Leaving out every picture, copy the lines of the data exactly, from the first through the line containing "return H - py".
# DATA LINES start
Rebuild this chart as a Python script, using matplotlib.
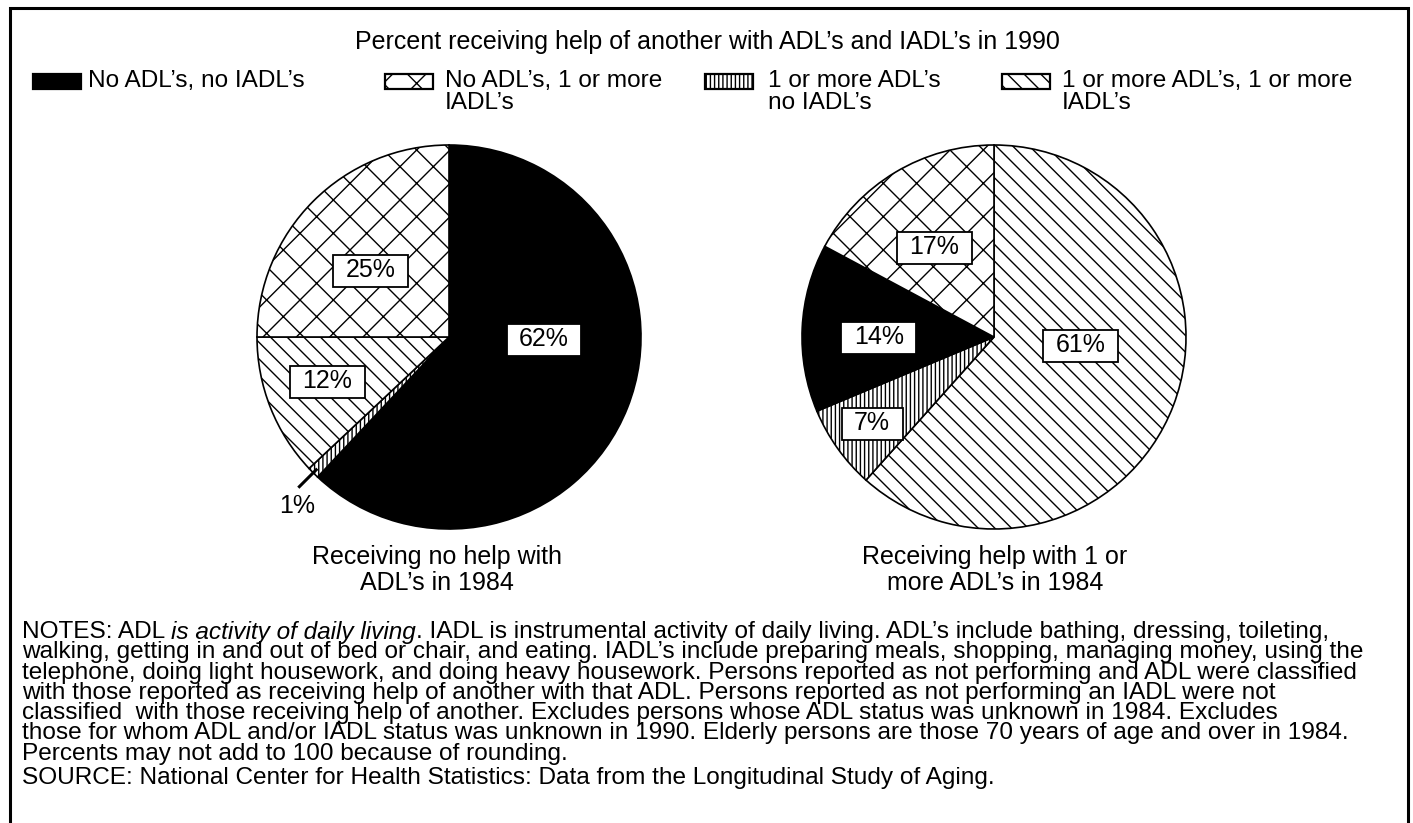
import matplotlib
matplotlib.use("Agg")
import matplotlib.pyplot as plt
from matplotlib.patches import Rectangle
import numpy as np

# ---------------- data ----------------
title = "Percent receiving help of another with ADL’s and IADL’s in 1990"
categories = [
    "No ADL’s, no IADL’s",
    "No ADL’s, 1 or more\nIADL’s",
    "1 or more ADL’s\nno IADL’s",
    "1 or more ADL’s, 1 or more\nIADL’s",
]
# pie 1: receiving no help with ADL's in 1984 (clockwise from 12 o'clock)
left_categories = [0, 2, 3, 1]
left_values = [62, 1, 12, 25]
left_title = "Receiving no help with\nADL’s in 1984"
# pie 2: receiving help with 1 or more ADL's in 1984
right_categories = [3, 2, 0, 1]
right_values = [61, 7, 14, 17]
right_title = "Receiving help with 1 or\nmore ADL’s in 1984"

notes_first = [("NOTES: ADL ", "normal"), ("is activity of daily living", "italic"),
               (". IADL is instrumental activity of daily living. ADL’s include bathing, dressing, toileting,", "normal")]
notes_lines = [
    "walking, getting in and out of bed or chair, and eating. IADL’s include preparing meals, shopping, managing money, using the",
    "telephone, doing light housework, and doing heavy housework. Persons reported as not performing and ADL were classified",
    "with those reported as receiving help of another with that ADL. Persons reported as not performing an IADL were not",
    "classified  with those receiving help of another. Excludes persons whose ADL status was unknown in 1984. Excludes",
    "those for whom ADL and/or IADL status was unknown in 1990. Elderly persons are those 70 years of age and over in 1984.",
    "Percents may not add to 100 because of rounding.",
]
source = "SOURCE: National Center for Health Statistics: Data from the Longitudinal Study of Aging."

# ---------------- style ----------------
W, H = 1413, 823
plt.rcParams["font.family"] = ["Liberation Sans", "DejaVu Sans"]
plt.rcParams["hatch.linewidth"] = 1.0
face = ["black", "white", "white", "white"]
hatch = [None, "x", "||||", "\\\\"]
legend_hatch = [None, "x", "||||", "\\\\"]
FS = 18

fig = plt.figure(figsize=(W / 100, H / 100), dpi=100)
ax = fig.add_axes([0, 0, 1, 1])


def Y(py):
    return H - py


R = 192
CY = 337


def draw_pie(values, cats, cx):
    wedges, _ = ax.pie(values, colors=[face[c] for c in cats],
                       hatch=[hatch[c] for c in cats],
                       center=(cx, Y(CY)), radius=R, startangle=90,
                       counterclock=False, frame=True,
                       wedgeprops=dict(edgecolor="black", linewidth=1.2))
    return wedges


lw_ = draw_pie(left_values, left_categories, 449)
rw_ = draw_pie(right_values, right_categories, 994)

ax.set_xlim(0, W)
ax.set_ylim(0, H)
ax.axis("off")

fig.canvas.draw()
rend = fig.canvas.get_renderer()


def boxed(x, y, s):
    t = ax.text(x, y, s, ha="center", va="center", fontsize=FS, zorder=5)
    bb = t.get_window_extent(renderer=rend)
    w = bb.width + 25
    h = 32
    ax.add_patch(Rectangle((x - w / 2, y - h / 2 - 1), w, h, facecolor="white",
                           edgecolor="black", linewidth=1.3, zorder=4))


# label offsets (fraction of radius, y up)
left_off = [(0.495, -0.01), None, (-0.635, -0.23), (-0.41, 0.35)]
right_off = [(0.45, -0.04), (-0.635, -0.45), (-0.60, 0.0), (-0.31, 0.47)]

for wedges, vals, offs, cx in [(lw_, left_values, left_off, 449),
                               (rw_, right_values, right_off, 994)]:
    for w, v, o in zip(wedges, vals, offs):
        if o is None:
            th = np.deg2rad((w.theta1 + w.theta2) / 2)
            x0 = cx + R * 0.97 * np.cos(th)
            y0 = Y(CY) + R * 0.97 * np.sin(th)
            x1 = cx + R * 1.11 * np.cos(th)
            y1 = Y(CY) + R * 1.11 * np.sin(th)
            ax.plot([x0, x1], [y0, y1], color="black", lw=2.2, zorder=5,
                    solid_capstyle="butt")
            ax.text(x1 - 1, y1 - 18, f"{v}%", ha="center", va="center",
                    fontsize=FS, zorder=5)
        else:
            boxed(cx + R * o[0], Y(CY) + R * o[1], f"{v}%")


def lines(x, y, s, spacing, fs, ha="left"):
    for i, ln in enumerate(s.split("\n")):
        ax.text(x, Y(y + i * spacing), ln, ha=ha, va="center", fontsize=fs)


# title
ax.text(707, Y(42), title, ha="center", va="center", fontsize=FS)

# legend
leg_box_x = [33, 385, 705, 1002]
leg_text_x = [88, 445, 768, 1062]
for i, c in enumerate(categories):
    ax.add_patch(Rectangle((leg_box_x[i], Y(89)), 48, 15, facecolor=face[i],
                           hatch=legend_hatch[i], edgecolor="black", linewidth=1.6))
    lines(leg_text_x[i], 81, c, 22, 17.6)

# captions
lines(437, 557, left_title, 25.5, FS, ha="center")
lines(995, 557, right_title, 25.5, FS, ha="center")

# notes
NFS = 17.6
SP = 20.3
x = 22
y0 = 632
for seg, st in notes_first:
    t = ax.text(x, Y(y0), seg, ha="left", va="center", fontsize=NFS, style=st)
    x += t.get_window_extent(renderer=rend).width
for i, ln in enumerate(notes_lines):
    ax.text(22, Y(y0 + (i + 1) * SP), ln, ha="left", va="center", fontsize=NFS)
ax.text(22, Y(778), source, ha="left", va="center", fontsize=NFS)

# border
ax.add_patch(Rectangle((10, -20), 1398, Y(8) + 20, fill=False, edgecolor="black",
                       linewidth=2.2))

fig.savefig("out.png", dpi=100)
# DATA LINES end
> [OUTPUT OF THE EXERCISE]
Rebuild this chart as a Python script, using matplotlib.
import matplotlib
matplotlib.use("Agg")
import matplotlib.pyplot as plt
from matplotlib.patches import Rectangle
import numpy as np

# ---------------- data ----------------
title = "Percent receiving help of another with ADL’s and IADL’s in 1990"
categories = [
    "No ADL’s, no IADL’s",
    "No ADL’s, 1 or more\nIADL’s",
    "1 or more ADL’s\nno IADL’s",
    "1 or more ADL’s, 1 or more\nIADL’s",
]
# pie 1: receiving no help with ADL's in 1984 (clockwise from 12 o'clock)
left_categories = [0, 2, 3, 1]
left_values = [62, 1, 12, 25]
left_title = "Receiving no help with\nADL’s in 1984"
# pie 2: receiving help with 1 or more ADL's in 1984
right_categories = [3, 2, 0, 1]
right_values = [61, 7, 14, 17]
right_title = "Receiving help with 1 or\nmore ADL’s in 1984"

notes_first = [("NOTES: ADL ", "normal"), ("is activity of daily living", "italic"),
               (". IADL is instrumental activity of daily living. ADL’s include bathing, dressing, toileting,", "normal")]
notes_lines = [
    "walking, getting in and out of bed or chair, and eating. IADL’s include preparing meals, shopping, managing money, using the",
    "telephone, doing light housework, and doing heavy housework. Persons reported as not performing and ADL were classified",
    "with those reported as receiving help of another with that ADL. Persons reported as not performing an IADL were not",
    "classified  with those receiving help of another. Excludes persons whose ADL status was unknown in 1984. Excludes",
    "those for whom ADL and/or IADL status was unknown in 1990. Elderly persons are those 70 years of age and over in 1984.",
    "Percents may not add to 100 because of rounding.",
]
source = "SOURCE: National Center for Health Statistics: Data from the Longitudinal Study of Aging."

# ---------------- style ----------------
W, H = 1413, 823
plt.rcParams["font.family"] = ["Liberation Sans", "DejaVu Sans"]
plt.rcParams["hatch.linewidth"] = 1.0
face = ["black", "white", "white", "white"]
hatch = [None, "x", "||||", "\\\\"]
legend_hatch = [None, "x", "||||", "\\\\"]
FS = 18

fig = plt.figure(figsize=(W / 100, H / 100), dpi=100)
ax = fig.add_axes([0, 0, 1, 1])


def Y(py):
    return H - py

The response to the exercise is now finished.